2. Taking a finite-sized step along a numerically-approximated gradient will generally take the system to a lower potential when the costmaps are nice and smooth, but there’s no guarantee: it can easily move to an equal or higher potential, particularly if at or near a saddle point in the potential – this can lead to all kinds of problems (such as infinite cycling).
What was causing the problem for us was case (2) —  the system got into a state where taking a step along the numerically-estimated gradient took the system to a higher potential instead.
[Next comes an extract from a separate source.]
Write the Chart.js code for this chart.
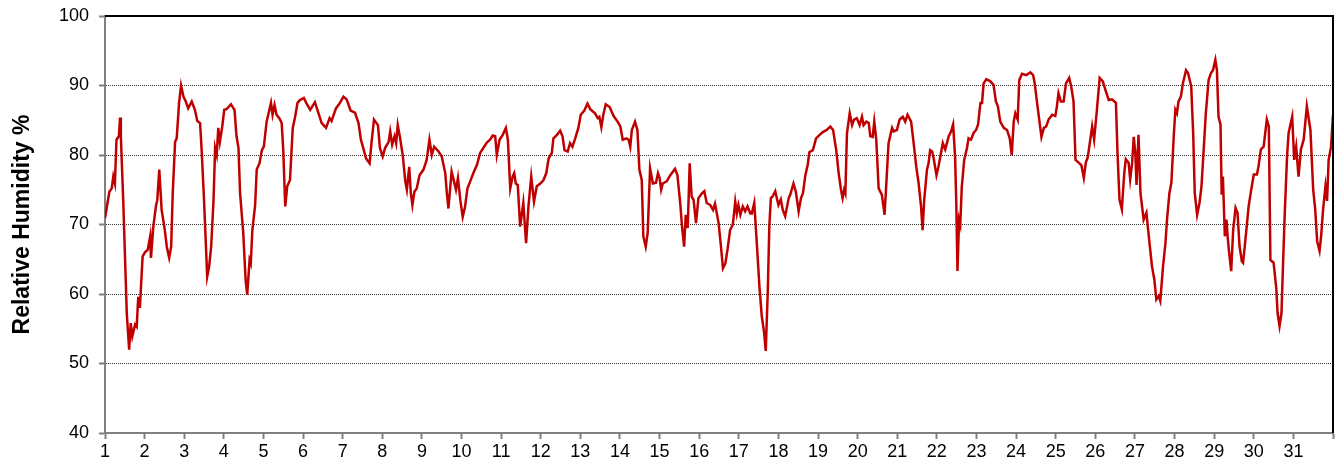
<!DOCTYPE html>
<html>
<head>
<meta charset="utf-8">
<script src="https://cdn.jsdelivr.net/npm/chart.js@4.4.1/dist/chart.umd.min.js"></script>
<style>
  html, body { margin: 0; padding: 0; background: #fff; }
  #wrap { width: 1338px; height: 470px; }
</style>
</head>
<body>
<div id="wrap"><canvas id="rhChart" width="1338" height="470"></canvas></div>
<script>
// time in days (1 = start of day 1)
const days = [
  1.00, 1.11, 1.17, 1.21, 1.25, 1.29, 1.35, 1.38, 1.40, 1.46, 1.55, 1.61, 1.65, 1.69, 1.76, 1.80, 1.84, 1.88, 1.95,
  2.01, 2.08, 2.14, 2.16, 2.22, 2.29, 2.32, 2.37, 2.43, 2.51, 2.56, 2.62, 2.67, 2.71, 2.77, 2.81, 2.87, 2.92, 2.98,
  3.04, 3.10, 3.19, 3.27, 3.33, 3.40, 3.44, 3.50, 3.58, 3.63, 3.68, 3.74, 3.78, 3.82, 3.86, 3.90, 3.96,
  4.01, 4.07, 4.18, 4.27, 4.32, 4.37, 4.41, 4.49, 4.55, 4.59, 4.65, 4.68, 4.72, 4.79, 4.83, 4.90, 4.96,
  5.01, 5.08, 5.15, 5.19, 5.23, 5.28, 5.33, 5.40, 5.46, 5.50, 5.55, 5.60, 5.67, 5.74, 5.80, 5.86, 5.92,
  6.02, 6.08, 6.18, 6.30, 6.39, 6.47, 6.58, 6.67, 6.72, 6.83, 6.93,
  7.02, 7.10, 7.20, 7.31, 7.40, 7.46, 7.52, 7.59, 7.68, 7.73, 7.79, 7.89, 7.94,
  8.01, 8.07, 8.16, 8.20, 8.25, 8.31, 8.35, 8.39, 8.45, 8.52, 8.58, 8.62, 8.68, 8.72, 8.76, 8.81, 8.87, 8.94,
  9.04, 9.12, 9.19, 9.25, 9.31, 9.42, 9.50, 9.59, 9.63, 9.67, 9.71, 9.75, 9.81, 9.86, 9.91, 9.97,
  10.03, 10.09, 10.15, 10.22, 10.30, 10.39, 10.47, 10.55, 10.64, 10.72, 10.79, 10.85, 10.89, 10.96,
  11.04, 11.12, 11.17, 11.23, 11.29, 11.33, 11.37, 11.42, 11.48, 11.56, 11.63, 11.69, 11.76, 11.83, 11.90, 11.99,
  12.07, 12.14, 12.20, 12.28, 12.32, 12.41, 12.49, 12.55, 12.60, 12.68, 12.74, 12.80, 12.87, 12.95,
  13.01, 13.10, 13.18, 13.25, 13.37, 13.44, 13.48, 13.53, 13.58, 13.64, 13.74, 13.84, 13.94,
  14.01, 14.07, 14.16, 14.22, 14.26, 14.30, 14.38, 14.44, 14.49, 14.55, 14.59, 14.65, 14.70, 14.76, 14.83, 14.91, 14.96,
  15.00, 15.04, 15.08, 15.18, 15.27, 15.39, 15.45, 15.52, 15.57, 15.62, 15.66, 15.71, 15.76, 15.81, 15.86, 15.92, 15.98,
  16.07, 16.13, 16.19, 16.28, 16.35, 16.40, 16.49, 16.55, 16.60, 16.66, 16.72, 16.78, 16.85, 16.91, 16.95, 16.99,
  17.04, 17.10, 17.16, 17.22, 17.29, 17.33, 17.39, 17.46, 17.52, 17.58, 17.64, 17.68, 17.73, 17.77, 17.81, 17.85, 17.92,
  18.00, 18.06, 18.11, 18.17, 18.26, 18.30, 18.38, 18.44, 18.51, 18.57, 18.62, 18.68, 18.74, 18.78, 18.87, 18.95,
  19.04, 19.12, 19.22, 19.31, 19.38, 19.46, 19.52, 19.58, 19.62, 19.66, 19.69, 19.73, 19.80, 19.86, 19.91, 19.98,
  20.05, 20.11, 20.15, 20.22, 20.28, 20.32, 20.38, 20.42, 20.47, 20.53, 20.61, 20.68, 20.72, 20.78, 20.87, 20.91, 20.99,
  21.06, 21.14, 21.20, 21.26, 21.35, 21.41, 21.48, 21.54, 21.60, 21.64, 21.68, 21.75, 21.79, 21.83, 21.88, 21.92, 21.99,
  22.04, 22.15, 22.21, 22.30, 22.36, 22.41, 22.46, 22.49, 22.52, 22.56, 22.59, 22.63, 22.69, 22.76, 22.80, 22.86, 22.93, 22.99,
  23.04, 23.10, 23.14, 23.18, 23.25, 23.35, 23.43, 23.49, 23.54, 23.60, 23.69, 23.77, 23.84, 23.89, 23.94, 23.98,
  24.04, 24.08, 24.15, 24.26, 24.36, 24.43, 24.47, 24.53, 24.59, 24.64, 24.70, 24.76, 24.82, 24.91, 24.99,
  25.03, 25.07, 25.13, 25.20, 25.26, 25.34, 25.39, 25.45, 25.50, 25.58, 25.65, 25.71, 25.76, 25.81, 25.86, 25.92, 25.97,
  26.04, 26.11, 26.19, 26.27, 26.34, 26.42, 26.52, 26.56, 26.61, 26.67, 26.73, 26.77, 26.84, 26.88, 26.93, 26.97,
  27.01, 27.04, 27.09, 27.14, 27.22, 27.29, 27.35, 27.43, 27.49, 27.54, 27.60, 27.64, 27.71, 27.77, 27.81, 27.87, 27.92, 27.98,
  28.02, 28.06, 28.10, 28.16, 28.21, 28.29, 28.34, 28.42, 28.47, 28.51, 28.57, 28.63, 28.68, 28.74, 28.79, 28.86, 28.92, 28.97,
  29.03, 29.07, 29.11, 29.16, 29.19, 29.22, 29.27, 29.31, 29.34, 29.37, 29.43, 29.48, 29.54, 29.59, 29.64, 29.70, 29.73, 29.81, 29.87, 29.93,
  30.00, 30.08, 30.12, 30.18, 30.25, 30.29, 30.33, 30.38, 30.42, 30.50, 30.57, 30.60, 30.65, 30.70, 30.74, 30.78, 30.84, 30.88, 30.97,
  31.02, 31.07, 31.13, 31.19, 31.26, 31.34, 31.43, 31.50, 31.55, 31.60, 31.66, 31.70, 31.75, 31.81, 31.85, 31.89, 31.95, 32.00
];

// relative humidity %, same order as days
const humidity = [
  70.9, 74.7, 75.2, 76.9, 75.9, 82.2, 82.7, 85.4, 82.7, 73.5, 57.2, 52.0, 55.8, 53.9, 55.6, 55.3, 59.6, 58.0, 65.4,
  66.0, 66.4, 68.3, 65.2, 69.7, 72.8, 73.5, 77.9, 72.1, 69.2, 66.8, 65.2, 66.8, 74.5, 81.9, 82.4, 87.5, 90.0, 88.4,
  87.7, 86.7, 87.7, 86.5, 84.9, 84.6, 80.7, 73.5, 62.5, 64.0, 66.8, 73.5, 81.0, 80.0, 83.9, 81.9, 84.1,
  86.5, 86.6, 87.3, 86.5, 82.7, 81.0, 74.5, 68.8, 62.0, 59.9, 64.9, 64.4, 69.2, 72.8, 77.9, 78.8, 80.7,
  81.2, 84.8, 86.5, 87.5, 85.8, 87.2, 85.8, 85.3, 84.6, 80.7, 72.6, 75.5, 76.4, 83.9, 85.5, 87.5, 87.9,
  88.2, 87.5, 86.5, 87.6, 86.0, 84.6, 83.9, 85.3, 84.9, 86.7, 87.5,
  88.4, 88.0, 86.4, 86.1, 84.6, 82.2, 81.0, 79.5, 78.8, 81.9, 85.1, 84.3, 81.0,
  79.8, 81.0, 81.9, 83.4, 81.5, 82.7, 81.7, 84.3, 82.4, 79.8, 76.2, 75.0, 78.3, 74.5, 72.8, 74.7, 75.2, 77.1,
  77.9, 79.3, 82.2, 80.0, 81.2, 80.5, 79.8, 77.4, 74.5, 72.3, 75.0, 77.6, 76.2, 75.0, 76.7, 73.5,
  71.1, 72.6, 75.2, 76.2, 77.4, 78.6, 80.3, 81.0, 81.8, 82.2, 82.8, 82.7, 80.0, 82.2,
  82.9, 83.9, 82.2, 75.2, 76.9, 77.4, 75.9, 75.7, 69.7, 73.1, 67.3, 72.6, 76.9, 73.3, 75.5, 75.9,
  76.4, 77.4, 79.5, 80.3, 82.4, 82.9, 83.5, 82.7, 80.7, 80.5, 81.7, 81.2, 82.4, 83.9,
  85.8, 86.4, 87.4, 86.6, 86.0, 85.3, 85.5, 84.0, 85.8, 87.3, 86.9, 85.6, 84.8,
  84.1, 82.2, 82.4, 82.2, 81.2, 83.6, 84.8, 83.6, 77.9, 76.4, 68.3, 66.8, 68.8, 78.1, 75.9, 76.0, 77.4,
  76.7, 75.0, 75.9, 76.2, 77.1, 78.0, 77.1, 73.1, 69.5, 66.8, 71.4, 69.5, 78.8, 74.0, 73.5, 70.2, 73.8,
  74.5, 74.8, 73.1, 72.8, 72.1, 73.0, 70.2, 66.8, 63.7, 64.4, 66.6, 69.2, 70.0, 73.3, 71.6, 72.8,
  71.4, 72.6, 71.9, 72.6, 71.6, 71.6, 73.1, 66.8, 61.1, 56.8, 54.4, 51.8, 60.1, 69.7, 73.8, 74.0, 74.8,
  72.8, 73.6, 72.1, 71.2, 73.8, 74.3, 75.9, 74.7, 71.9, 73.8, 74.5, 77.1, 78.6, 80.4, 80.7, 82.4,
  82.9, 83.3, 83.6, 84.1, 83.6, 80.7, 77.4, 75.0, 73.8, 75.0, 74.5, 83.1, 86.0, 84.3, 85.1, 85.3,
  84.3, 85.5, 84.3, 84.8, 84.6, 82.7, 82.6, 84.8, 82.2, 75.2, 74.3, 71.4, 75.5, 81.7, 83.9, 83.4, 83.6,
  85.1, 85.5, 84.8, 85.8, 84.8, 81.9, 78.3, 75.9, 72.6, 69.2, 73.5, 77.9, 78.8, 80.7, 80.5, 79.5, 77.1,
  78.3, 81.7, 80.8, 82.7, 83.4, 84.4, 79.8, 73.1, 63.3, 70.7, 70.0, 75.5, 79.3, 81.0, 82.4, 82.2, 83.2, 83.6,
  84.4, 87.5, 87.5, 90.3, 90.9, 90.6, 90.1, 87.7, 87.0, 84.8, 83.9, 83.6, 82.4, 80.0, 84.8, 86.0,
  85.1, 90.8, 91.7, 91.5, 91.9, 91.5, 90.3, 87.5, 84.8, 82.6, 83.9, 84.1, 85.1, 85.8, 85.6,
  87.0, 88.9, 87.7, 87.7, 90.3, 91.1, 89.9, 87.7, 79.3, 78.9, 78.5, 76.7, 78.9, 79.7, 81.7, 84.1, 82.2,
  86.5, 91.1, 90.6, 89.1, 87.9, 88.0, 87.5, 80.3, 73.6, 72.2, 77.4, 79.4, 78.9, 76.5, 78.9, 82.6,
  80.3, 75.7, 82.9, 74.5, 70.7, 71.7, 68.3, 64.0, 62.1, 59.2, 59.7, 59.0, 64.0, 67.3, 70.7, 74.5, 76.0, 82.7,
  86.5, 86.0, 87.7, 88.4, 90.3, 92.2, 91.8, 89.9, 83.2, 74.5, 71.4, 73.1, 75.5, 81.2, 86.0, 90.8, 91.8, 92.2,
  93.7, 92.2, 85.5, 84.4, 74.3, 76.9, 68.3, 70.7, 68.3, 66.4, 63.3, 69.2, 72.4, 71.7, 66.9, 64.7, 64.5, 69.0, 72.6, 74.8,
  77.2, 77.2, 78.4, 80.8, 81.2, 83.2, 85.1, 84.1, 64.9, 64.5, 60.7, 57.3, 55.4, 57.3, 64.5, 71.2, 79.8, 83.2, 85.5,
  79.3, 81.2, 76.9, 80.8, 82.2, 87.0, 83.6, 75.0, 72.2, 67.6, 66.2, 68.3, 72.2, 75.5, 73.4, 79.3, 81.2, 85.8
];

const dayLabels = Array.from({ length: 31 }, (_, i) => i + 1);
const yTicks = [40, 50, 60, 70, 80, 90, 100];

const points = days.map((d, i) => ({ x: d, y: humidity[i] }));

// black frame on top and right side, like the original
const frameLines = {
  id: 'frameLines',
  afterDraw(chart) {
    const { ctx, chartArea: a } = chart;
    ctx.save();
    ctx.strokeStyle = '#000';
    ctx.lineWidth = 2;
    ctx.beginPath();
    ctx.moveTo(a.left, a.top);
    ctx.lineTo(a.right, a.top);
    ctx.lineTo(a.right, a.bottom);
    ctx.stroke();
    ctx.restore();
  }
};

new Chart(document.getElementById('rhChart'), {
  type: 'line',
  data: {
    datasets: [{
      data: points,
      borderColor: '#c00000',
      borderWidth: 2.5,
      pointRadius: 0,
      tension: 0,
      fill: false
    }]
  },
  options: {
    responsive: false,
    animation: false,
    devicePixelRatio: 1,
    layout: { padding: { top: 16, right: 5, left: 0, bottom: 0 } },
    plugins: { legend: { display: false }, tooltip: { enabled: false } },
    scales: {
      x: {
        type: 'linear',
        min: 1,
        max: 32,
        afterFit: s => { s.height = 37; s.paddingLeft = 0; s.paddingRight = 0; },
        afterBuildTicks: s => { s.ticks = dayLabels.concat([32]).map(v => ({ value: v })); },
        ticks: {
          color: '#000',
          font: { family: 'Arial, "Liberation Sans"', size: 18 },
          padding: 2,
          maxRotation: 0,
          autoSkip: false,
          callback: v => (dayLabels.includes(v) ? String(v) : '')
        },
        grid: { drawOnChartArea: false, tickColor: '#808080', tickLength: 6, tickWidth: 2 },
        border: { color: '#808080', width: 2 }
      },
      y: {
        min: 40,
        max: 100,
        afterFit: s => { s.width = 105; s.paddingTop = 0; s.paddingBottom = 0; },
        afterBuildTicks: s => { s.ticks = yTicks.map(v => ({ value: v })); },
        ticks: {
          color: '#000',
          font: { family: 'Arial, "Liberation Sans"', size: 18 },
          padding: 10
        },
        grid: {
          color: c => (c.tick && c.tick.value > 40 && c.tick.value < 100 ? '#333' : 'rgba(0,0,0,0)'),
          lineWidth: 1,
          tickColor: '#808080',
          tickLength: 6,
          tickWidth: 2
        },
        border: { color: '#808080', width: 2, dash: [1, 1] },
        title: {
          display: true,
          text: 'Relative Humidity %',
          color: '#000',
          font: { family: 'Arial, "Liberation Sans"', size: 23, weight: 'bold' },
          padding: { top: 9, bottom: 0 }
        }
      }
    }
  },
  plugins: [frameLines]
});
</script>
</body>
</html>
It then went into a loop, jumping between two potentials, and eventually failed.
The rewrite was simple: for case (1), check to make sure there isn’t an 8-connected step which will reduce the potential before returning 0, and for case (2) check for the case when moving along the approximate gradient actually moves to a higher potential and handle it appropriately.
That solved our problem, and we were able to move on.We were actually about to post the fix to ROS when we checked the latest Groovy distribution from February 2013, which has made some improvements to the original routine: 1 and 2-length cycles in case (2) are now trapped and handled.  It’s unclear whether cycles of longer length can occur, so we’re sticking with our fix for now, which will catch cycles of all lengths; will actually remove the cycles, rather than leaving them in the resulting path; and handles and the 0 gradient case as well. There’s no downside to the extra checks, since path extraction is quick anyway.
This experience is characteristic of some of the underappreciated dangers of re-using code from other programs or groups. Bugs will always occur, of course, in your own code, those of other team engineers, and in software provided by others in your company or the community — but bugs from outside-program and outside-company software can be particularly challenging, because they must be found in software where you have
1. limited access to the code author to ask questions,
2. limited knowledge of the conditions under which the code was written (last-second demo rush?) and
3. little knowledge of the degree and type of testing which that code has encountered.
Open-source code is a wonderful thing, and ROS has definitely help us accelerate application development. We’re grateful to all the ROS contributors, appreciate their contributions, and we’ll continue to leverage it wherever we can — and to make our own contributions as well (we’ve posted this fix to the navfn FAQ, for example).  Just make sure,  when using open source code from ROS or anywhere else,   that you’re prepared to dive in if you need to, and that the value of the piece you want to use makes up for the added debugging complexity.